Comp 150-001, TTh, 11:00-2:00, DH-339
Class 6
Midterm is Tuesday, June 9
S-R latch: beginnings of memory
Note that, due to the feedback, this is not a combinatorial circuit.
Most people make SR latches
out of a pair of NOR gates. Our book uses NAND gates. The result is
that the gate works "backwards": 1 represents quiet, and 0 represents do something. The forbidden state in our book is (0,0). You set S or R (but not both!) to 0 to update the latch state.
However, the applet
version switches back to using a pair of NOR gates. Thus, the applet
version normal state is (0,0); the set state is (1,0), and the reset
state is (0,1). Then the applet works.
The books' version is typically denoted SR-with-a-bar-overhead, or inverted-SR latches. Inverted latches are easier to build, because NAND gates are slightly cheaper (in terms of component count) than NOR gates.
S=R=1: saved-data state
S=0,R=1: SET state: set to 0
R=0,S=1: RESET state
S-R latches are used for registers and other static RAM applications.

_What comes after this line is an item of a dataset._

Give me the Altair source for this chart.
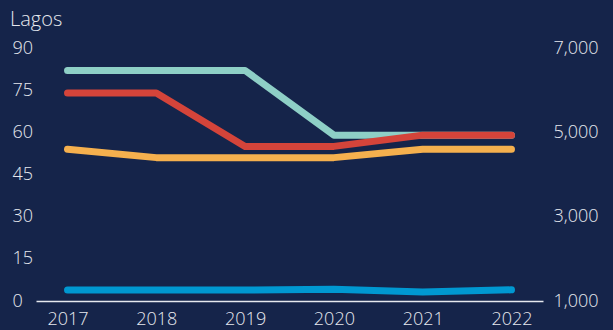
import altair as alt
import pandas as pd

years = ["2017", "2018", "2019", "2020", "2021", "2022"]

# Left-axis series
teal = [82, 82, 82, 59, 59, 59]
red = [74, 74, 55, 55, 59, 59]
yellow = [54, 51, 51, 51, 54, 54]
# Right-axis series
blue = [1260, 1260, 1260, 1280, 1215, 1265]

left_ticks = [0, 15, 30, 45, 60, 75, 90]
right_ticks = [1000, 3000, 5000, 7000]

BG = "#15244a"
TXT = "#e6e8ee"
FONT = "Open Sans"
SIZE = 18

rows = []
for name, vals in [("teal", teal), ("red", red), ("yellow", yellow)]:
    for i, (y, v) in enumerate(zip(years, vals)):
        rows.append({"year": y, "value": v, "series": name, "order": i})
left_df = pd.DataFrame(rows)
right_df = pd.DataFrame({"year": years, "value": blue, "series": "blue"})

x_enc = alt.X(
    "year:O",
    scale=alt.Scale(type="point", padding=0.355),
    axis=alt.Axis(
        title=None, labelAngle=0, ticks=False, domain=True,
        domainColor="#e6e8ee", domainWidth=1.5,
        labelFontSize=SIZE, labelColor=TXT, labelFont=FONT, labelFontWeight=300,
        labelPadding=9, grid=False,
    ),
)

left = alt.Chart(left_df).mark_line(strokeWidth=7, strokeCap="round", strokeJoin="round").encode(
    x=x_enc,
    y=alt.Y(
        "value:Q",
        scale=alt.Scale(domain=[0, 90], nice=False, zero=False),
        axis=alt.Axis(
            title=None, values=left_ticks, ticks=False, domain=False, grid=False,
            labelAlign="left", labelPadding=24, labelFontSize=SIZE,
            labelColor=TXT, labelFont=FONT, labelFontWeight=300,
        ),
    ),
    color=alt.Color(
        "series:N",
        scale=alt.Scale(domain=["teal", "red", "yellow"], range=["#8ecfc6", "#d4443a", "#f5b04e"]),
        legend=None,
    ),
    detail="series:N",
)

right = alt.Chart(right_df).mark_line(
    strokeWidth=7, strokeCap="round", strokeJoin="round", color="#0098d1"
).encode(
    x=x_enc,
    y=alt.Y(
        "value:Q",
        scale=alt.Scale(domain=[1000, 7000], nice=False, zero=False),
        axis=alt.Axis(
            title=None, orient="right", values=right_ticks, format=",.0f", ticks=False,
            domain=False, grid=False, labelAlign="left", labelPadding=10,
            labelFontSize=SIZE, labelColor=TXT, labelFont=FONT, labelFontWeight=300,
        ),
    ),
)

chart = (
    alt.layer(left, right)
    .resolve_scale(y="independent")
    .properties(
        width=507,
        height=253,
        background=BG,
        autosize=alt.AutoSizeParams(type="none"),
        padding={"left": 36, "top": 48, "right": 70, "bottom": 29},
        title=alt.TitleParams(
            "Lagos", anchor="start", frame="group", dx=-26, offset=9,
            fontSize=20, fontWeight=300, font=FONT, color=TXT,
        ),
    )
    .configure_view(stroke=None)
)

chart.save("out.html", embed_options={"renderer": "svg", "actions": False})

Gated SR latch: add some gates in front (two AND gates in parallel,
with their outermost inputs being S and R, and the pair of innermost
inputs being the Enable line), so that if Enable is set (1) then S or R
can write, but if Enable is 0 then nothing happens.
Flip-flop: the Enable line is clocked, 0-1-0-1-0-1-0-1-...
SR flipflop: straightforward gated SR latch
D-flipflop: R = not S. The S input is renamed D. If D=0 when enabled, we write 0; if D=1, we write 1.
Dynamic ram: each bit is stored in a tiny capacitor, with a transistor
for refresh. The whole DRAM unit is "strobed" peridoically (every few
milliseconds) to refresh it.
To read a bit: everything is in a square array, say 32 x 32. There are
32 horizontal wires, 32 vertical wires, and 1024 bits in all, one bit
at each intersection of a pair of wires. To read a bit, you turn on
those two wires.
PEP/7
7.3: machine language, opcodes, 12-bit addressing, PC, IR, A, N, Z
instruction format: 5 opcode bits, 1 zero bit, 2 mode bits
immediate v direct modes
some instructions and operands:
supersimple: no MUL, and hence no nontrivial expression evaluation. Everything is addition or subtraction, which can be evaluated left-to-right
PIP
opcode format, operand
opcodes
immediate v direct (assembler notation more natural?)
data addresses (names): implicit!
code addresses (labels)
weirdness in comparisons and testing; no easy way to branch to FOO if the Accumulator is < 0.
bit operations: AND, OR, COMPLEMENT, XOR, SHIFT. We don't use them, but some folks do. Heavily.
examples from directory
- simple.asm: code to store 4+3 into N.
- arith.asm: code to evaluate the expression Z = (W+X)*Y/2
- ifElse.asm, ifElse2.asm: code to execute a couple if-else statements
- sum2n.asm: finds n+(n-1)+...+3+2+1
- gcd.asm
- exp.asm
What about arrays? How would we access A[i]?
calculate offset in ACC
access memory location A+ACC? There is no way in PIP (or in PEP/7 using the addressing modes provided) to access memory at a computed location.
Pointers: addresses stored in data
What if there's recursion, or even if there's not? The stack concept.
What about labels? Do addresses have to be absolute? Relative addressing, usually given as an offset from a base register (sometimes the PC itself, which works well for code addresses).
What about subroutines? How do we call one function from another? If
function f(x) can be called from any of several places, where do we
return to? Stored return address!
Is the Stack Pointer a user convention, or is it part of the hardware? Interrupts: sort of like "asynchronous" function calls made from the external hardware.
Segmented addressing: 16-bit addressing, but always including a 32 (or
24 or 20) bit base register. Thus, we can refer to one 64KB address
space at a time (per base register), but we can change the base
register to change our view of memory. (Intel was big on this until the
386; it was and is a kludge, though there are arguments on its behalf.)